Show HN: ArXiv-txt, LLM-friendly ArXiv papers

(arxiv-txt.org)

20 points | by jerpint2 天前

5 comments

  • lgas1 天前
    It just extracts the abstracts?
    • jerpint1 天前
      For now , yes - abstracts and other metadata
      • rrekaf1 天前
        do you plan on adding descriptions of figures and tables?
        • jerpint1 天前
          will probably focus on getting the text out of the papers first, figures might be a good next step after that
  • cchance12 小时前
    Was super excited that it was going to be the actual papers, kinda cool but just being abstracts doesn't go very far, good luck getting the papers working thats gonna be pretty cool once working, then to feed it all into a vector db XD
  • sbpost1 天前
    The example you give doesn't seem to work - the raw txt does not have authors.
    • jerpint1 天前
      you're right - I hadn't noticed!
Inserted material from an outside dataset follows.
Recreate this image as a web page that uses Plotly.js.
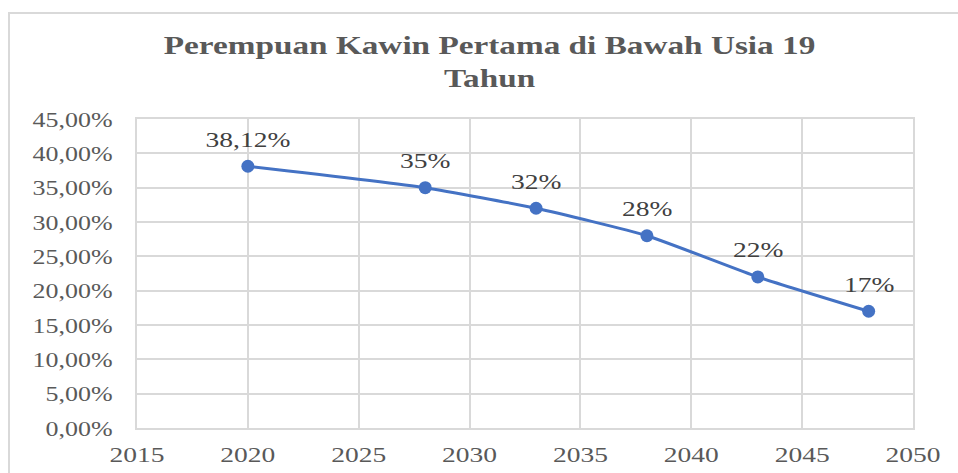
<!DOCTYPE html>
<html>
<head>
<meta charset="utf-8">
<script src="https://cdn.plot.ly/plotly-3.0.1.min.js"></script>
<style>html,body{margin:0;padding:0;background:#fff;}#chart{width:958px;height:473px;}</style>
</head>
<body>
<div id="chart"></div>
<script>
const years = [2020, 2028, 2033, 2038, 2043, 2048];
const shares = [0.3812, 0.35, 0.32, 0.28, 0.22, 0.17];
const pointLabels = ["38,12%", "35%", "32%", "28%", "22%", "17%"];
const xTicks = [2015, 2020, 2025, 2030, 2035, 2040, 2045, 2050];
const titleText = "Perempuan Kawin Pertama di Bawah Usia 19<br>Tahun";

const serif = "'Liberation Serif', 'Times New Roman', Times, serif";
const trace = {
  x: years, y: shares, type: 'scatter', mode: 'lines+markers',
  line: {color: '#4472C4', width: 3, shape: 'spline', smoothing: 0.5},
  marker: {color: '#4472C4', size: 13},
  cliponaxis: false, hoverinfo: 'none'
};
const annotations = years.map((yr, i) => ({
  x: yr, y: shares[i], xref: 'x', yref: 'y', text: pointLabels[i],
  showarrow: false, yshift: 27,
  font: {family: serif, size: 22, color: '#404040'}
}));
const layout = {
  width: 958, height: 473,
  margin: {l: 137, r: 45, t: 119, b: 45},
  paper_bgcolor: '#fff', plot_bgcolor: '#fff',
  separators: ',.',
  showlegend: false,
  font: {family: serif},
  title: {text: titleText, x: 0.511, xref: 'container', y: 1 - 54/473, yref: 'container', yanchor: 'middle',
    font: {family: serif, size: 25, color: '#595959', weight: 'bold'}},
  xaxis: {range: [2015, 2050], tickvals: xTicks, ticktext: xTicks.map(String),
    showgrid: true, gridcolor: '#d9d9d9', gridwidth: 2, zeroline: false,
    showline: true, linecolor: '#d9d9d9', linewidth: 2, mirror: true,
    ticks: 'outside', ticklen: 6, tickcolor: 'rgba(0,0,0,0)',
    tickfont: {family: serif, size: 22, color: '#595959'}},
  yaxis: {range: [0, 0.45], dtick: 0.05, tickformat: '.2%',
    showgrid: true, gridcolor: '#d9d9d9', gridwidth: 2, zeroline: false,
    showline: true, linecolor: '#d9d9d9', linewidth: 2, mirror: true,
    ticks: 'outside', ticklen: 18, tickcolor: 'rgba(0,0,0,0)',
    tickfont: {family: serif, size: 22, color: '#595959'}},
  annotations: annotations,
  shapes: [{type: 'rect', xref: 'paper', yref: 'paper',
    x0: (9 - 137) / 776, x1: (965 - 137) / 776, y0: (428 - 480) / 309, y1: (428 - 13) / 309,
    line: {color: '#d9d9d9', width: 2}, fillcolor: 'rgba(0,0,0,0)', layer: 'below'}]
};
Plotly.newPlot('chart', [trace], layout, {displayModeBar: false, staticPlot: true}).then(gd => {
  // the reference text is horizontally stretched; widen glyphs to match
  gd.querySelectorAll('svg text').forEach(t => {
    let f = 1.25;
    if (t.classList.contains('gtitle')) f = 1.33;
    else if (t.closest('.ytick')) f = 1.18;
    const lines = t.querySelectorAll('tspan.line');
    const targets = lines.length ? Array.from(lines) : [t];
    targets.forEach(el => {
      const w = el.getComputedTextLength();
      if (w > 0) {
        el.setAttribute('textLength', (w * f).toFixed(1));
        el.setAttribute('lengthAdjust', 'spacingAndGlyphs');
      }
    });
  });
});
</script>
</body>
</html>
I fixed it now, thanks for pointing it out
  • jmartin26831 天前
    This would be awesome wrapped in an MCP server/tool call :)
    • jerpint1 天前
      whoa - i haven't yet played with MCP - might be a good first project!
  • westurner1 天前
    If you train an LLM on only formally verified code, it should not be expected to generate formally verified code.

    Similarly, if you train an LLM on only published ScholarlyArticles ['s abstracts], it should not be expected to generate publishable or true text.

    Traceability for Retraction would be necessary to prevent lossy feedback.